It should be noted that although it was terribly designed the Commodore 1541 disk drive was by far the most common peripheral sold with the machine. It was fairly uncommon for C64 owners to load off of tape unlike other 8 bit systems. Loading off of vinyl requires even more hardware hackery (building the adapter cable) so I wouldn't be surprised if you're right that only a few dozen people have ever done it.
As terrible as the 1541 was, it was still better than the touchy unreliable tape drives of the day, which were generally just cheaply built audiocassette players. It was a factor in making the C64 so dominant in its era.
> It should be noted that although it was terribly designed the Commodore 1541 disk drive was by far the most common peripheral sold with the machine. It was fairly uncommon for C64 owners to load off of tape unlike other 8 bit systems
I think this was true for the American market.
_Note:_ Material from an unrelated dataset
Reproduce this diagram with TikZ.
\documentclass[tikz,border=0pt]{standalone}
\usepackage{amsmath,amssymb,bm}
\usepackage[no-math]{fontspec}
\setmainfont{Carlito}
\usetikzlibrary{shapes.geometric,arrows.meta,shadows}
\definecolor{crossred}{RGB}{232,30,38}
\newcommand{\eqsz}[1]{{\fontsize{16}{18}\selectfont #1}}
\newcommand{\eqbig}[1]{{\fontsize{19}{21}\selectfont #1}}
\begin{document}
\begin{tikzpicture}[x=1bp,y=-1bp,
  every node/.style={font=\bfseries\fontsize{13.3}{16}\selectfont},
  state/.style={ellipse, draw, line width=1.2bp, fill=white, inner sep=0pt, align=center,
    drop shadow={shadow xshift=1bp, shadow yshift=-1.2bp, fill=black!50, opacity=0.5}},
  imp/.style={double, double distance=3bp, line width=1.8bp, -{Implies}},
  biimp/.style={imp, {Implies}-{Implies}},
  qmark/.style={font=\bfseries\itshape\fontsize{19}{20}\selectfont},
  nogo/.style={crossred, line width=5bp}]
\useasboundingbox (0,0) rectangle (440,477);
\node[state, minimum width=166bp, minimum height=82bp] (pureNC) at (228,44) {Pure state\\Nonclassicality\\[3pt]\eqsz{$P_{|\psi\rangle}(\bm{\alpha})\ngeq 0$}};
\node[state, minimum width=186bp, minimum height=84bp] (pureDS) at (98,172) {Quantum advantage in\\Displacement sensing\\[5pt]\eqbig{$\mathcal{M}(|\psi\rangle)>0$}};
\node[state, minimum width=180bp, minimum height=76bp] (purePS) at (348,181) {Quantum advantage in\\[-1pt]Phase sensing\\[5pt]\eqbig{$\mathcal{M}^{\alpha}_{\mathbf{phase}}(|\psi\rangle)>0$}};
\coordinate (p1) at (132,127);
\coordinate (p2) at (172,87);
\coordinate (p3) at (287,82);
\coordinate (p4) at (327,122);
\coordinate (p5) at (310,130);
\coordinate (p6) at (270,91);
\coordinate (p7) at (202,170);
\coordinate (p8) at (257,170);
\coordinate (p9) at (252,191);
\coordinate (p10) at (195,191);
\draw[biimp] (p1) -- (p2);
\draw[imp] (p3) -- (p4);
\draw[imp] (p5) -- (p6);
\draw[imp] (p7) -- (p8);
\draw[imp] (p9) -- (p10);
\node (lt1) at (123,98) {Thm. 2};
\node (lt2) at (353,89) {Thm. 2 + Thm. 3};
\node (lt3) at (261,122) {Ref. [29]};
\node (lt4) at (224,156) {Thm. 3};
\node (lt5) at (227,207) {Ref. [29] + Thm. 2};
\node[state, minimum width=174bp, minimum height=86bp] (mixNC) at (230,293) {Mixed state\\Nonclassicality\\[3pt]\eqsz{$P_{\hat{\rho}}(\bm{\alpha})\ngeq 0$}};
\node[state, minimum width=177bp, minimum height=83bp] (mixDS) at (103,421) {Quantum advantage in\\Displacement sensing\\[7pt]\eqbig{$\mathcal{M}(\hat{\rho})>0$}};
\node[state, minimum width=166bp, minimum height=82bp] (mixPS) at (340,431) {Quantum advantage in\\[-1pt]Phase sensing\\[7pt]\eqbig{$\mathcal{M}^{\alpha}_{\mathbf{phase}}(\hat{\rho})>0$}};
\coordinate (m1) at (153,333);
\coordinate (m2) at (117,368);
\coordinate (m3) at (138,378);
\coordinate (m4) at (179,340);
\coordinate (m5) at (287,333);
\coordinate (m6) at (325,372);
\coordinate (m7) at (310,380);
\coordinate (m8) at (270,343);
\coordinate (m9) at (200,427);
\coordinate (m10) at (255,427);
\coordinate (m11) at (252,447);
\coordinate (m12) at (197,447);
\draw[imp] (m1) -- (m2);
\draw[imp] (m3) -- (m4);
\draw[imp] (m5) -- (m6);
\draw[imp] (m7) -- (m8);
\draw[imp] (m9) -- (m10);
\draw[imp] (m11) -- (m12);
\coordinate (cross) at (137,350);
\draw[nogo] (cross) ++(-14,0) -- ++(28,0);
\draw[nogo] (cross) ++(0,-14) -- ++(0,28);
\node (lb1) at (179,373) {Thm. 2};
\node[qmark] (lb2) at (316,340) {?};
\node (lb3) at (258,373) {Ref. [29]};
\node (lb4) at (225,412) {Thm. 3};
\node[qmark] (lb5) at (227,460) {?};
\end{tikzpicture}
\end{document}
However in Europe (and I believe in Australia as well) tape was the main medium people would have used. Certainly when the C64 was being marketed towards children as late as the early 90s, it was being sold as a cheap games machine and came with the trusty datasette.
I don't think that it was until the Amiga 500(and of course the Atari st) where the disk format really took off for the home market this side of the pond.
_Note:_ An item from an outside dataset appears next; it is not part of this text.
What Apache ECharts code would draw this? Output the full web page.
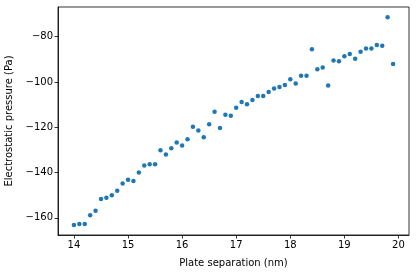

Anecdata alert - I grew up on the C64 in (reasonably affluent) Norway. Everybody and their dog had the C64.
For quite a while, I only knew of one household in addition to mine which had a 1541 to go along with it - when I wanted to, ahem, exchange evaluation copies of software with friends, I had to copy it onto tape.
IIRC, a 1541 retailed at 2/3 of the price of a C64. You could buy an awful lot of tape for the money you saved on going with a tape drive instead.
> It should be noted that although it was terribly designed the Commodore 1541 disk drive was by far the most common peripheral sold with the machine. It was fairly uncommon for C64 owners to load off of tape unlike other 8 bit systems.
That doesn't match my experience. Fewer than half of the C64 systems I encountered had disk drives, and all of them had tape drives. Turbo Tape was the most common software in use.
Do you have sales figures on this claim? The only person I knew with a 1541 was a college professor; most Commodore owners in my area didn't start getting floppy drives until they got extremely cheap on the secondhand market. The Commodore tape format was miles better than its competitors, since it had parity operations.
I wouldn't say "miles better" as it was the slowest of all, despite the custom manufactured player/recorder (C2N Datasette). ZX Spectrum, for example, was able to save and load ~4 times faster using any cassette player with stock ROM routines.
As terrible as the 1541 was, it was still better than the touchy unreliable tape drives of the day, which were generally just cheaply built audiocassette players. It was a factor in making the C64 so dominant in its era.